MY FORMER GOLDMAN SACHS colleague Steve Friedman told me there were two basic career models for someone in my position: I could put together a menu of different involvements I wanted to have. Or I could have one central job, as I had at Goldman Sachs, with various additional involvements on the outside.

As I continued talking to people and making notes, the second model seemed to suit me better. I decided that I wanted to go back into the financial world. At some level, perhaps I was just returning to familiar ground. I liked that world and could apply what I knew best most effectively there. But working in the financial sector would also give me an opportunity to stay current, to have the knowledge and insight that come from being engaged. That would help provide a basis for my involvement with the public policy issues I cared about and make my efforts to contribute to them more valuable. I wasn't pressed financially, but I am also a reasonably commercial person, and I felt that I wanted something that would be financially rewarding. And finally, for whatever reason, I actually find the management issues of large organizations interesting. (Most of my friends view this as a personality problem that I should try to work out in some other way.)

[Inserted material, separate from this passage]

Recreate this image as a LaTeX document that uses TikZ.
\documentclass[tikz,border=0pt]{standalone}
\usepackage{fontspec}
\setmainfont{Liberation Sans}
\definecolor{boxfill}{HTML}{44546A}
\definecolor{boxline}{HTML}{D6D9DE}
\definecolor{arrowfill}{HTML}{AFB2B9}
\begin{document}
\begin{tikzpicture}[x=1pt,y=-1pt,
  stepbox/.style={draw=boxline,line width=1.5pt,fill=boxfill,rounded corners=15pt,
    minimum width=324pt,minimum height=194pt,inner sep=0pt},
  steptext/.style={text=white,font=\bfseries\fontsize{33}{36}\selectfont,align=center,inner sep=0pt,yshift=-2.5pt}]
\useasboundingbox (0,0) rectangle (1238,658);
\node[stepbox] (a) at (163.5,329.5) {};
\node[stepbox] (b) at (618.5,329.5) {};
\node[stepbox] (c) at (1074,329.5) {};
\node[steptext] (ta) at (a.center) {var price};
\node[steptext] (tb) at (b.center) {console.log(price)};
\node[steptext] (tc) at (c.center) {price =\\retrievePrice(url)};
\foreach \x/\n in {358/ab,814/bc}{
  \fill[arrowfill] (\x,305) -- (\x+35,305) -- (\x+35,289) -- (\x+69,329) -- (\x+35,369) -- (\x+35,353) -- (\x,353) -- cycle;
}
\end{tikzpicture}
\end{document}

But some of my other job criteria complicated the picture. I was extremely cognizant of the difference between being the deputy and being the Secretary, of having great responsibility within an organization as opposed to having the ultimate responsibility. I'd had the ultimate responsibility both at Goldman Sachs and at Treasury, and I didn't want that again. I was at a stage in my life where I wanted to try to live a little differently, with more time and focus for my family, fishing, reading, and whatever I might care about or find interesting. So I wasn't going to be a CEO.

But I did want to be part of the central management structure wherever I went. A colleague who had left the Clinton administration and taken a very attractive, highly paid position at a financial firm had a big influence on my thinking. He visited me at Treasury and said, “I've got a terrific job, but I'm never going to be in the inner management. And if you're not in the inner management, it lacks something. You don't feel like you're a central part of the place.” When he said that, something clicked with me. People with outsized résumés are often viewed from outside as being importantly involved in a company, when in fact they have no real role in management. From that point on, I added that criterion to my job search.

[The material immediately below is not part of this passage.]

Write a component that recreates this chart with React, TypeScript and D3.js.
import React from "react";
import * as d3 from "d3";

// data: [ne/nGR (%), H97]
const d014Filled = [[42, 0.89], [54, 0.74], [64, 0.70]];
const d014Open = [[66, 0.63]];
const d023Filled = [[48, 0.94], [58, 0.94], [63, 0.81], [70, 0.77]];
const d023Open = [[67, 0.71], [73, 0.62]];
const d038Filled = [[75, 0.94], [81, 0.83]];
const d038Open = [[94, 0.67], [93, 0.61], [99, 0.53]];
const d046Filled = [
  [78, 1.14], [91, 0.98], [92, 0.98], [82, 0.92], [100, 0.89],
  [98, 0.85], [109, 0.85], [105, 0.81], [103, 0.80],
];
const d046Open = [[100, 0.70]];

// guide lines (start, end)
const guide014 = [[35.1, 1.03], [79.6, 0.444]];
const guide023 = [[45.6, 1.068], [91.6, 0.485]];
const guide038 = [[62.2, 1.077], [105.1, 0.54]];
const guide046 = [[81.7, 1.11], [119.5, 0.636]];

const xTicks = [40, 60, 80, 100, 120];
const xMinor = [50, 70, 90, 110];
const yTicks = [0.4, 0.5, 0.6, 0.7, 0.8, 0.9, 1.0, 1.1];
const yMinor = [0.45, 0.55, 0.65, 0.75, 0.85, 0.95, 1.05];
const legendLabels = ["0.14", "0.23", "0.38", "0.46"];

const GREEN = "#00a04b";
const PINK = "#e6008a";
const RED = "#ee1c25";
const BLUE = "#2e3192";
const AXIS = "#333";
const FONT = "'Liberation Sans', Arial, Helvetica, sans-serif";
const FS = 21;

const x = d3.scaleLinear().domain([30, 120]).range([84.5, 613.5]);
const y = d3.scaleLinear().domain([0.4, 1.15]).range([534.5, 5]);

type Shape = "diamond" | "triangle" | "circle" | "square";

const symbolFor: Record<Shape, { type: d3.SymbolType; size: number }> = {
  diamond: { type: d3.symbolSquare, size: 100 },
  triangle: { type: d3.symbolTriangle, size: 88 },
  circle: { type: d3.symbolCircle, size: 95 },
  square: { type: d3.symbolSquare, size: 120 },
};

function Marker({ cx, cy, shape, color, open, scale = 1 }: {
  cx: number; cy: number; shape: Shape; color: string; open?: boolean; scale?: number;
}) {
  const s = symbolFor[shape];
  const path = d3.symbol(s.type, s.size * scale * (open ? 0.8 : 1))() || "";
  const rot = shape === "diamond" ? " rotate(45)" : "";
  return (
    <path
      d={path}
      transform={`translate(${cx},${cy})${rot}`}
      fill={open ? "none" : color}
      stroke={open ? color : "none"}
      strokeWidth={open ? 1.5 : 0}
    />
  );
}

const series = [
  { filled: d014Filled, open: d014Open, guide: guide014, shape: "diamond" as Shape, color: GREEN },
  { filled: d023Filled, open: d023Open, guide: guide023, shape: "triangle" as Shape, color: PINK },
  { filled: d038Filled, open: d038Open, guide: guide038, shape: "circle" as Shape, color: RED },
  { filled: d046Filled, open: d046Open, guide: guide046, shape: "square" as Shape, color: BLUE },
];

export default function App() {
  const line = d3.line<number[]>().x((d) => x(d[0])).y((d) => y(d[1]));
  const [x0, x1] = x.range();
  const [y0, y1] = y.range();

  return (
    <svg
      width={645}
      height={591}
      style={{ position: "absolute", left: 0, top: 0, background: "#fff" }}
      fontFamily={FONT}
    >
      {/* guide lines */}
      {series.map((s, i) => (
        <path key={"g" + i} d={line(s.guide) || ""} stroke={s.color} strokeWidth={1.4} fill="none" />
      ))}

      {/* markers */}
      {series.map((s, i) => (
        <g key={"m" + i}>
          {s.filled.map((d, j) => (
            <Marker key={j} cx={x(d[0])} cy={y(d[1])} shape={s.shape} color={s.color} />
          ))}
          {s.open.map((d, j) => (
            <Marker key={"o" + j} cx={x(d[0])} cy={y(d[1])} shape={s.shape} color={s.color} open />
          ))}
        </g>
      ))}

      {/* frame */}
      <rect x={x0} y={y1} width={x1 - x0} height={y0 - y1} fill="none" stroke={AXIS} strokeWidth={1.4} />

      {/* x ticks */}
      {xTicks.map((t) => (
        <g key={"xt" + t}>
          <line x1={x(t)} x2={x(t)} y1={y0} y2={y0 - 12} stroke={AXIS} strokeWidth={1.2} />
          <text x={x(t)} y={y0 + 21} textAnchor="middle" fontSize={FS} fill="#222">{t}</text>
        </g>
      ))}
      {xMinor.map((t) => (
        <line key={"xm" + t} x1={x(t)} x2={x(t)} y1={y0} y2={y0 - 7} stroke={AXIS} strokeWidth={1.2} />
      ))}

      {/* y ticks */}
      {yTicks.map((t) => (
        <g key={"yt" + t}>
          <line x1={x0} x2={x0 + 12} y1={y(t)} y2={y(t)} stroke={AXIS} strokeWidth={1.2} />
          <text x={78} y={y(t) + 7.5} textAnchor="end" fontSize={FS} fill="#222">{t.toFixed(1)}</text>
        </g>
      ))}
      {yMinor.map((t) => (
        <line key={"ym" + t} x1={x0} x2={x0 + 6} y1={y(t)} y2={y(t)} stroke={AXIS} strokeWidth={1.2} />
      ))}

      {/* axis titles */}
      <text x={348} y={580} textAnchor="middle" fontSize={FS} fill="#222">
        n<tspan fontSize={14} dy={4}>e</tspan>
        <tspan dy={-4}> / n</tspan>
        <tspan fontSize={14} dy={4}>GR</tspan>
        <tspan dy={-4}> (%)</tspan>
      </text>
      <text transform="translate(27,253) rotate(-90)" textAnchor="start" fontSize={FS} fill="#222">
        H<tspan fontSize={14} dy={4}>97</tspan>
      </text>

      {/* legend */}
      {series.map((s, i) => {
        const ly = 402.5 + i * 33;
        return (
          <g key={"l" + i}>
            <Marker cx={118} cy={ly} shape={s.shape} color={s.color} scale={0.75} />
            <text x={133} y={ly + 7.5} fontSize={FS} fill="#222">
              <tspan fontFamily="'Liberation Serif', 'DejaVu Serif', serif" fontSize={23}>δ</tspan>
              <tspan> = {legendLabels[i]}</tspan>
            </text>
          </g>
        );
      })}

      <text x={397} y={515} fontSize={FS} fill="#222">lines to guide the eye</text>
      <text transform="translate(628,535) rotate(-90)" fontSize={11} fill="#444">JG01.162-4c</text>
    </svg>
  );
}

Having a former Treasury Secretary as a kind of elder statesman—though I didn't think of myself as either elder or a statesman—to provide advice and deal with clients, as Henry Fowler had been hired to do at Goldman Sachs, would probably appeal to almost any financial institution. But creating a role in central management was more of a challenge. Fitting someone like that into the top level of an organization can be awkward. He's not going to be CEO or COO or CFO or have decision-making authority with respect to any of the company's activities. So what does he do and where does he fit in?

What I was really trying to create for myself was some type of
consigliere
position, or to become a minister without portfolio who lends a hand in many areas. At one point, I had been interested in finding an adviser to play this role for me at Treasury—someone who was deeply experienced but had no agenda of his own, who could serve as a sounding board for me and for other people around the department. Now I was looking for that kind of role for myself in a private-sector context. This is a good management idea in theory. Many CEOs would probably benefit greatly from the advice of someone loyal to the institution but without a personal stake in major decisions. But for various reasons, this is almost unheard of in practice. Most executives probably don't want a figure with independent standing within their own organization. And coming in from the outside, such a figure could easily seem threatening to others within a company. There also aren't many people who have had the requisite responsibilities and experiences who would be satisfied simply to provide advice—advice that might well be ignored.